* [Supplied entries]:
-- -- --

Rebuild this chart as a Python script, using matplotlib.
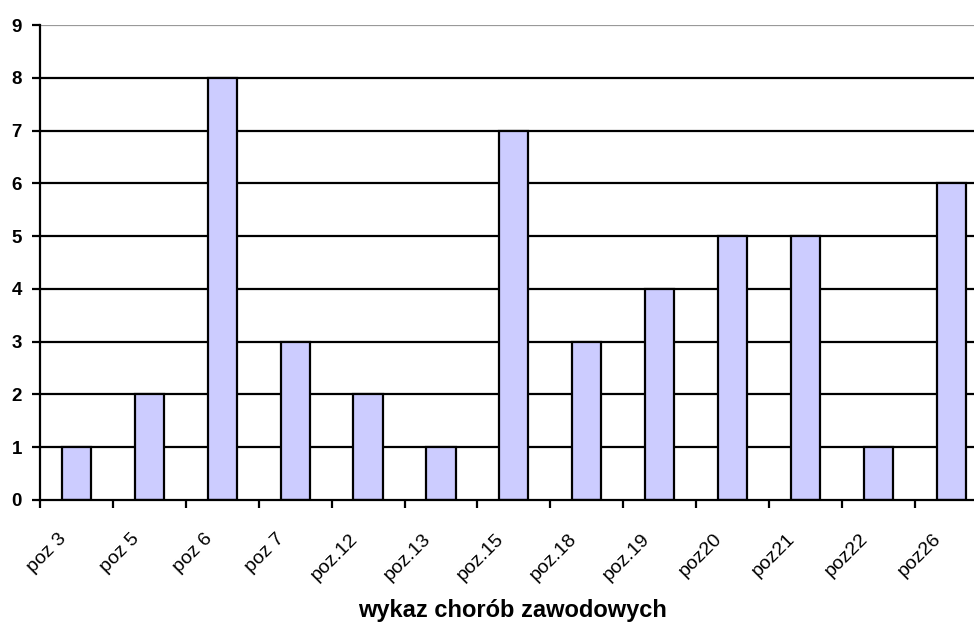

-- -- --

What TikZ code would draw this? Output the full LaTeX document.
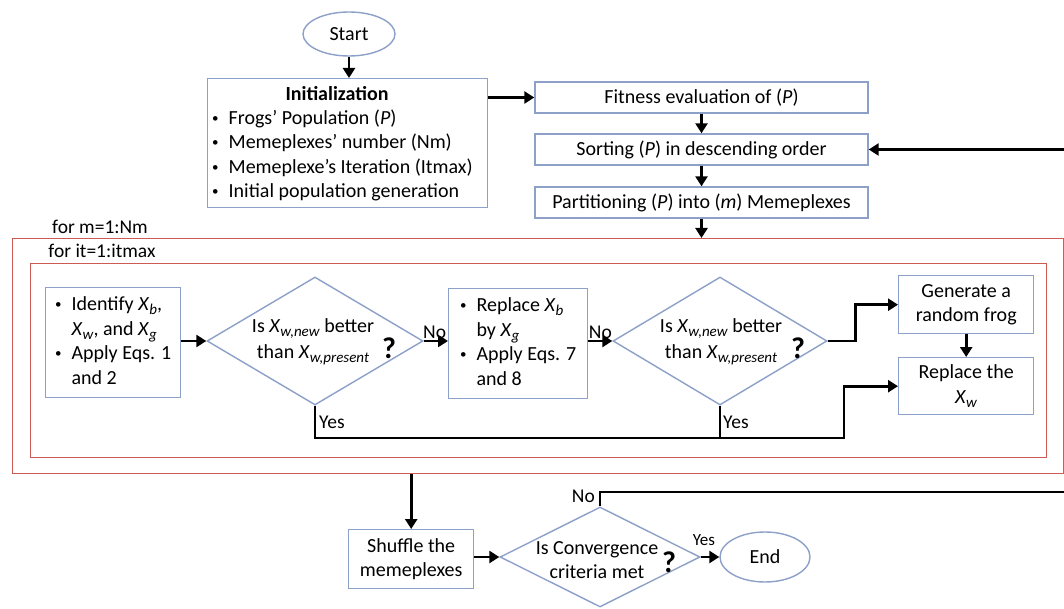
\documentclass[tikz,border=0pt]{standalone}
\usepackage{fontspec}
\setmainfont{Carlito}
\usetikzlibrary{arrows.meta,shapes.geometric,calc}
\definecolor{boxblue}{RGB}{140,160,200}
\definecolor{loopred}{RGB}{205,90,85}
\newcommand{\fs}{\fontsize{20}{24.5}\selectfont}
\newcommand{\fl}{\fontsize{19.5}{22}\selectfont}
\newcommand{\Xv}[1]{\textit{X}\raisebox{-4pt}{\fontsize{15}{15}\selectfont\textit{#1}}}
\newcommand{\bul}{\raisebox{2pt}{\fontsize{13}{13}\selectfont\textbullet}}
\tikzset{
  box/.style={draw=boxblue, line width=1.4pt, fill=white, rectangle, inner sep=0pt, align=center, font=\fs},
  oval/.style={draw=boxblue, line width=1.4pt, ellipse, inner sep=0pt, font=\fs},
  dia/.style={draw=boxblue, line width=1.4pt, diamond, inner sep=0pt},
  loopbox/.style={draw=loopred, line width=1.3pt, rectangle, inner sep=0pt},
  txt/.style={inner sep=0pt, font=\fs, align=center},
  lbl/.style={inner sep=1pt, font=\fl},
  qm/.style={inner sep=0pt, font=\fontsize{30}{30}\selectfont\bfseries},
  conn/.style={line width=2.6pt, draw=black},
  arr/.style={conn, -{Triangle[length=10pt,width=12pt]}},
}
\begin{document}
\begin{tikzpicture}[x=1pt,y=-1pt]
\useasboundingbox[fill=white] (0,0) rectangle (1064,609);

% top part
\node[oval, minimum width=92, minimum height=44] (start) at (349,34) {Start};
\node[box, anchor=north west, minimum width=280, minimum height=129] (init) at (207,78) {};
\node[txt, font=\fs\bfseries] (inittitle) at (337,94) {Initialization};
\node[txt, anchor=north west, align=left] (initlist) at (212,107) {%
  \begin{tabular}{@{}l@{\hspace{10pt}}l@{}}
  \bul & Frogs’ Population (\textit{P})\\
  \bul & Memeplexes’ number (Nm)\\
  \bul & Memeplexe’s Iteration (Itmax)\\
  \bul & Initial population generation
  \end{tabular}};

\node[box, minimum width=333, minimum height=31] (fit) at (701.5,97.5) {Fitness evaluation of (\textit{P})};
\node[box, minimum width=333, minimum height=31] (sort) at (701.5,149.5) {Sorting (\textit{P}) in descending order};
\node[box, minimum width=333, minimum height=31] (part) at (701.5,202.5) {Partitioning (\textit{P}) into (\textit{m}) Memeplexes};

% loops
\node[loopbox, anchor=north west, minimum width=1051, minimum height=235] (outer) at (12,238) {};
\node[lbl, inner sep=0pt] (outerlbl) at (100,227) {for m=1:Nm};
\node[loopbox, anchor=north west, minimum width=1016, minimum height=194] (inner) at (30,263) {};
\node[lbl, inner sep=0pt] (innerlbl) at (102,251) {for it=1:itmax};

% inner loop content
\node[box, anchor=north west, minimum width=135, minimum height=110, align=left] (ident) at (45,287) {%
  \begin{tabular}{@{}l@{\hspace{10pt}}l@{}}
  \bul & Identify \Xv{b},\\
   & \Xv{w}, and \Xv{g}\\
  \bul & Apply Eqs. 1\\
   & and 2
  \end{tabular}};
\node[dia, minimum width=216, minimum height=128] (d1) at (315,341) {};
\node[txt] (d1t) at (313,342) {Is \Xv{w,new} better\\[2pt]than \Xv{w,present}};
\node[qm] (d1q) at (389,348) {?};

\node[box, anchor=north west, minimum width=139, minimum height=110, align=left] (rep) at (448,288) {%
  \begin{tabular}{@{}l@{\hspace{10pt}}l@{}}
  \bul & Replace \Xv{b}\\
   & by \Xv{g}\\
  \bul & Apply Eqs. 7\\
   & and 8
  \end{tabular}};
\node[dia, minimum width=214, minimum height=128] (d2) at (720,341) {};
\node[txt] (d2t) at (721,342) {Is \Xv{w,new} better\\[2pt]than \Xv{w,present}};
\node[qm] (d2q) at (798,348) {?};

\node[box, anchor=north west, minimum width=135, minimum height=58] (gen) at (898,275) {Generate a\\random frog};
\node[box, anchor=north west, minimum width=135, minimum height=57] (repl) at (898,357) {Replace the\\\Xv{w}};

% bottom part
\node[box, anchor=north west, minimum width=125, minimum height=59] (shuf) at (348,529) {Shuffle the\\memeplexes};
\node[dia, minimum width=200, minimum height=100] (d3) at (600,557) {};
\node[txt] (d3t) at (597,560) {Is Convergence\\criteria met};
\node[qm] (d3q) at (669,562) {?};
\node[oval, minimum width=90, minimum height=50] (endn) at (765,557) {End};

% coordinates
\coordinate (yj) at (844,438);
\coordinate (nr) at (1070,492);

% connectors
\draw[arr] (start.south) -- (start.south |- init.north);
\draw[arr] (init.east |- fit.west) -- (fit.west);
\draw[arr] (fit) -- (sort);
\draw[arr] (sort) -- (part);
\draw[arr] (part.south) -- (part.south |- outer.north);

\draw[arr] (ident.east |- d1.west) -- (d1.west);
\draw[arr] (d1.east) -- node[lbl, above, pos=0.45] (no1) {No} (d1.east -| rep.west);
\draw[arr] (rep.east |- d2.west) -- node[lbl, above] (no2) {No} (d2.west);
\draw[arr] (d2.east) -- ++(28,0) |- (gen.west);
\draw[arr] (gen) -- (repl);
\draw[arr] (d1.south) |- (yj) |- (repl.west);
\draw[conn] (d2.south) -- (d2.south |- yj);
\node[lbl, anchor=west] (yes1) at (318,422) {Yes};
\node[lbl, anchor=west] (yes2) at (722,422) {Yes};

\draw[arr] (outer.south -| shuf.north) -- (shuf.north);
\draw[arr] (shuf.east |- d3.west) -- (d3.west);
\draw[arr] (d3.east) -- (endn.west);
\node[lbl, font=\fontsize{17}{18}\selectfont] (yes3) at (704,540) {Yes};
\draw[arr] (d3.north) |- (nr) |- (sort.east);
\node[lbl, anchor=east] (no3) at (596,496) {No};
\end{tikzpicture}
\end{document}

-- -- --

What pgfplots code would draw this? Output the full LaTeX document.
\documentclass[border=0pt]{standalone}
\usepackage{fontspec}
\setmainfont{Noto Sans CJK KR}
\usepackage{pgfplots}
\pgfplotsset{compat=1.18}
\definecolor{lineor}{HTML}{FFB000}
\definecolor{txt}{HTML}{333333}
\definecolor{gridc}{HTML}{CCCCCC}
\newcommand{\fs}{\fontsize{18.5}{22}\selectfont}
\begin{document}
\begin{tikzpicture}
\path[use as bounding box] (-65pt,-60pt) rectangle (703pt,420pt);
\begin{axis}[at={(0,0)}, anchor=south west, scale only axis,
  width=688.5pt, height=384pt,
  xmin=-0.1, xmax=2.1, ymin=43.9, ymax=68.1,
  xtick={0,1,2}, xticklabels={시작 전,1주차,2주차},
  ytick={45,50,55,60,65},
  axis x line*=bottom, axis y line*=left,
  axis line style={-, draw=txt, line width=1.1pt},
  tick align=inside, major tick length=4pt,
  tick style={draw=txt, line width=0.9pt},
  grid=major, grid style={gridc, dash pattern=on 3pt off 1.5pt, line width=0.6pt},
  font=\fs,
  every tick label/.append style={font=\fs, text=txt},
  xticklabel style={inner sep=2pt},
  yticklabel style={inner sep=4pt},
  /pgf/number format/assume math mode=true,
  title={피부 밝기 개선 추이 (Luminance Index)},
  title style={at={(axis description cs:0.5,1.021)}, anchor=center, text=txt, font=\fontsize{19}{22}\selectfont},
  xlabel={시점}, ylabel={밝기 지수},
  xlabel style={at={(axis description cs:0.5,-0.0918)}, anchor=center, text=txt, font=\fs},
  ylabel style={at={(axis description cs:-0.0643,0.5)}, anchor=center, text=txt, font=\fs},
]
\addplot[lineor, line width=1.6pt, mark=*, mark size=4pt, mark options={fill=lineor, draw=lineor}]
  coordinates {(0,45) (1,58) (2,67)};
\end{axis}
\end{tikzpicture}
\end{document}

-- -- --

* [Request]:
Gather each line holding the string "full".

* [Answer to the problem]:
What TikZ code would draw this? Output the full LaTeX document.
What pgfplots code would draw this? Output the full LaTeX document.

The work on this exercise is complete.